IGNACIO CAMACHO-ABC

  • La sentencia de Rato fue un ejemplo de populismo punitivo en medio de un clima social de incendiario tinte antipolítico

Aquella foto de Rodrigo Rato entrando en un coche policial con la mano de un agente sobre su cabeza quedará como icono de una abolición simbólica de la presunción de inocencia. El arresto, con despliegue propio de un narcotraficante, lo habían practicado fuerzas de Vigilancia Aduanera enviadas por el Ministerio de Hacienda (del PP) previo aviso a la televisión y la prensa. Ocho años después aún no ha ido a juicio por las acusaciones que motivaron aquel aparatoso registro en su vivienda y en el resto de su peripecia judicial tuvo suerte diversa: salió absuelto del sumario de Bankia y condenado a cuatro años por el de las tarjetas. Ahora es voluntario en un comedor social y promociona de un libro en el que ajusta (a medias) algunas cuentas y relata que en Soto del Real practicó la meditación budista impartida por Oriol Junqueras, quien con una sentencia de doce años por sedición salió antes de que él cumpliese su pena.
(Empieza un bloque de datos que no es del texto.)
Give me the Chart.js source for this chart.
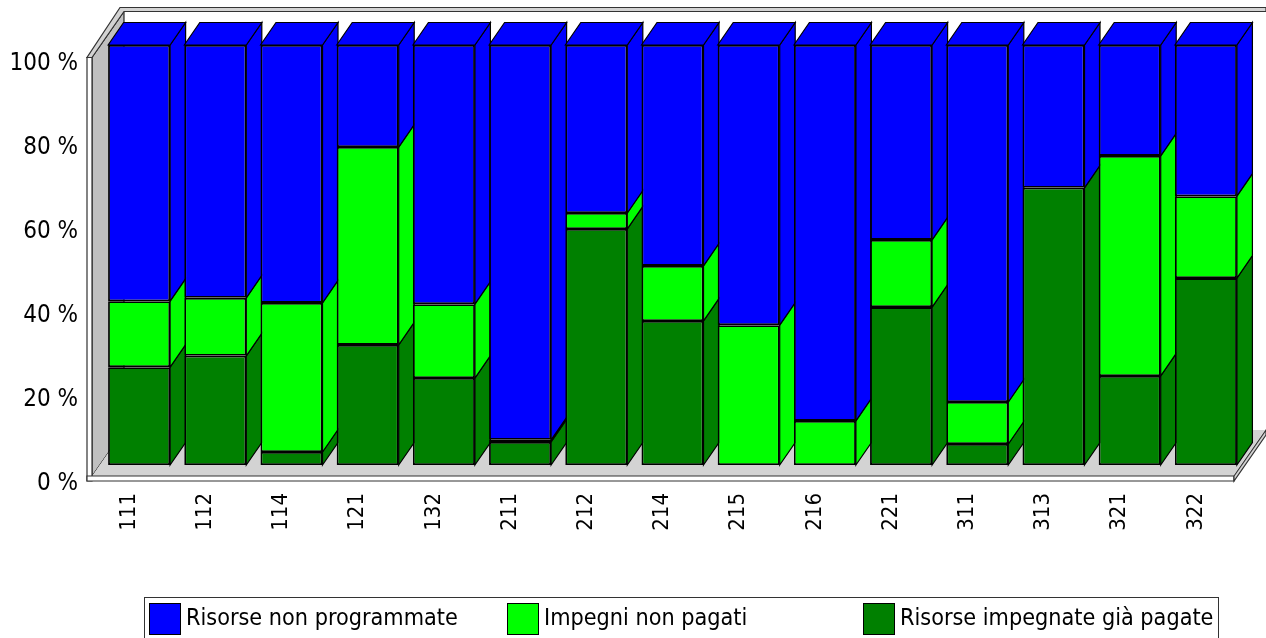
<!DOCTYPE html>
<html>
<head>
<meta charset="utf-8">
<script src="https://cdn.jsdelivr.net/npm/chart.js@4"></script>
<style>
    html, body { margin: 0; padding: 0; background: #fff; overflow: hidden; }
    #wrap { position: relative; width: 1266px; height: 638px; overflow: hidden; }
    #legend { position: absolute; left: 144px; top: 597px; width: 1075px; height: 60px; border: 1px solid #333; box-sizing: border-box; }
    .item { position: absolute; top: 5px; height: 32px; white-space: nowrap; font: 23.2px "DejaVu Sans Condensed", "DejaVu Sans", sans-serif; color: #000; line-height: 28px; }
    .swatch { display: inline-block; width: 30px; height: 30px; border: 1px solid #000; vertical-align: top; margin-right: 5px; }
</style>
</head>
<body>
<div id="wrap">
    <canvas id="chart" width="1266" height="638"></canvas>
    <div id="legend"></div>
</div>
<script>
const categories = ['111', '112', '114', '121', '132', '211', '212', '214', '215', '216', '221', '311', '313', '321', '322'];
const paid = [23.3, 26, 3.1, 28.6, 20.7, 5.5, 56.2, 34.3, 0, 0, 37.6, 5, 66, 21.2, 44.5];
const unpaid = [15.7, 13.8, 35.5, 47.1, 17.6, 0.5, 3.8, 13.1, 33.3, 10.5, 16, 10, 0, 52.4, 19.5];
const notProgrammed = [61, 60.2, 61.4, 24.3, 61.7, 94, 40, 52.6, 66.7, 89.5, 46.4, 85, 34, 26.4, 36];
const yTicks = [0, 20, 40, 60, 80, 100];
const legendLabels = ['Risorse non programmate', 'Impegni non pagati', 'Risorse impegnate già pagate'];
const legendColors = ['#0000ff', '#00ff00', '#008000'];
const legendLefts = [4, 362, 718];

// depth of the bars and of the box behind them
const barDx = 15.5, barDy = -22.5;
const fontFamily = '"DejaVu Sans Condensed", "DejaVu Sans", sans-serif';

function poly(ctx, pts, fill, stroke, lw) {
    ctx.beginPath();
    pts.forEach((p, i) => i ? ctx.lineTo(p[0], p[1]) : ctx.moveTo(p[0], p[1]));
    ctx.closePath();
    if (fill) { ctx.fillStyle = fill; ctx.fill(); }
    if (stroke) { ctx.strokeStyle = stroke; ctx.lineWidth = lw || 1; ctx.stroke(); }
}

const boxPlugin = {
    id: 'box3d',
    beforeDatasetsDraw(chart) {
        const ctx = chart.ctx;
        const { left, right } = chart.chartArea;
        const base = chart.scales.y.getPixelForValue(0);
        const top = chart.scales.y.getPixelForValue(100);
        const l0 = left - 14, l1 = left - 9, r1 = right - 11, r0 = right - 10;
        const b0 = base + 16, b1 = base + 11;
        const t0 = top + 12.5;
        const dx = 32, dy = -46;
        ctx.save();
        // left wall and floor
        poly(ctx, [[l1, b1], [l1, t0], [l1 + dx, t0 + dy], [l1 + dx, b1 + dy]], '#c0c0c0', '#000', 1);
        poly(ctx, [[l1, b1], [r1, b1], [r1 + dx, b1 + dy], [l1 + dx, b1 + dy]], '#d3d3d3', null);
        // front rims
        poly(ctx, [[l0, t0], [l1, t0], [l1 + dx, t0 + dy], [r0 + dx, t0 + dy], [r0 + dx, t0 + dy - 4], [l0 + dx + 1, t0 + dy - 4]], '#d3d3d3', '#333', 1.2);
        poly(ctx, [[l0, t0], [l1, t0], [l1, b0], [l0, b0]], '#fff', '#333', 1.2);
        poly(ctx, [[l0, b1], [r0, b1], [r0, b0], [l0, b0]], '#fff', '#333', 1.2);
        poly(ctx, [[r0, b1], [r0 + dx, b1 + dy], [r0 + dx, b1 + dy + 5], [r0, b0]], '#d3d3d3', '#333', 1.2);
        ctx.restore();

        // side and top faces of the bars, the front faces are the chart's own bars
        const count = chart.data.labels.length;
        for (let i = 0; i < count; i++) {
            chart.data.datasets.forEach((ds, d) => {
                const bar = chart.getDatasetMeta(d).data[i];
                const x1 = bar.x + bar.width / 2;
                const x0 = bar.x - bar.width / 2;
                if (ds.data[i] > 0) {
                    poly(ctx, [[x1, bar.base], [x1 + barDx, bar.base + barDy], [x1 + barDx, bar.y + barDy], [x1, bar.y]], ds.backgroundColor, '#000', 1.2);
                }
                if (d === chart.data.datasets.length - 1) {
                    poly(ctx, [[x0, bar.y], [x0 + barDx, bar.y + barDy], [x1 + barDx, bar.y + barDy], [x1, bar.y]], ds.backgroundColor, '#000', 1.2);
                }
            });
        }
    }
};

function barSet(label, data, color) {
    return { label: label, data: data, backgroundColor: color, borderColor: '#000', borderWidth: 1.8, borderSkipped: false };
}

new Chart(document.getElementById('chart').getContext('2d'), {
    type: 'bar',
    data: {
        labels: categories,
        datasets: [
            barSet(legendLabels[2], paid, legendColors[2]),
            barSet(legendLabels[1], unpaid, legendColors[1]),
            barSet(legendLabels[0], notProgrammed, legendColors[0])
        ]
    },
    options: {
        responsive: false,
        animation: false,
        categoryPercentage: 1,
        barPercentage: 0.814,
        layout: { padding: { top: 45, right: 22, bottom: 0, left: 0 } },
        plugins: { legend: { display: false }, tooltip: { enabled: false } },
        scales: {
            x: {
                stacked: true,
                grid: { display: false, drawTicks: false },
                border: { display: false },
                afterFit: (axis) => { axis.height = 173; },
                ticks: {
                    autoSkip: false, minRotation: 90, maxRotation: 90, padding: 28, labelOffset: -10,
                    color: '#000', font: { size: 22, family: fontFamily }
                }
            },
            y: {
                stacked: true,
                min: 0,
                max: 100,
                grid: { display: false, drawTicks: false },
                border: { display: false },
                afterFit: (axis) => { axis.width = 101; },
                afterBuildTicks: (axis) => { axis.ticks = yTicks.map(v => ({ value: v })); },
                ticks: {
                    padding: 23, labelOffset: 19, color: '#000',
                    font: { size: 24, family: fontFamily },
                    callback: (v) => v + ' %'
                }
            }
        }
    },
    plugins: [boxPlugin]
});

const legendEl = document.getElementById('legend');
legendLabels.forEach((text, i) => {
    const item = document.createElement('div');
    item.className = 'item';
    item.style.left = legendLefts[i] + 'px';
    const swatch = document.createElement('span');
    swatch.className = 'swatch';
    swatch.style.background = legendColors[i];
    item.appendChild(swatch);
    item.appendChild(document.createTextNode(text));
    legendEl.appendChild(item);
});
</script>
</body>
</html>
Rato pudo ser el gran líder de la derecha. Tenía discurso, talento, proyecto y un gran arraigo en su partido, pero al final Aznar designó a Rajoy y le cambió el destino. La sentencia de las tarjetas ‘black’ fue un ejemplo de populismo punitivo en medio de un clima social de incendiario componente antipolítico. El Ejecutivo marianista, agobiado por la indignación popular contra la crisis bancaria, lo escogió como chivo expiatorio y lo echó a los leones creyendo que así aplacaría la oleada de odio desatada por las medidas de Guindos y Montoro. No era inocente, al menos del ruidoso dispendio de los gastos encubiertos, y siempre mantuvo una relación como mínimo ambiciosa con el dinero, pero fue víctima de un linchamiento alentado por el Gobierno para zafarse –en vano– de las denuncias de corrupción que lo tenían bajo asedio. La maniobra evasiva ni siquiera surtió efecto porque todo el mandato de Rajoy estaba ya contaminado por una sucesión de escándalos superpuestos.

Sin ser el suyo el único caso similar, sí constituye un destacado paradigma de la pulsión autodestructiva que sacude la política. Un hombre inteligente, con una posición influyente y una trayectoria reconocida, que acaba atrapado en la pinza entre sus propios errores y una confluencia de circunstancias críticas que se le precipitan de golpe encima. Esa clase de encrucijadas implacables donde nadie conoce a nadie porque lo único que les importa a todos es salvarse, eludir por cualquier método sus propias responsabilidades. Fueron sus antiguos compañeros y colaboradores quienes lo arrastraron a la cárcel utilizándolo como válvula de escape de la asfixiante presión de las protestas sociales. La filosofía zen la aprendió demasiado tarde. Pecó de soberbia, minimizó los riesgos y calculó mal sus fuerzas sin caer en la cuenta de que carecía de salvavidas para flotar en aguas turbulentas. O quizá olvidó que el poder nunca consiente desafíos a su razón suprema.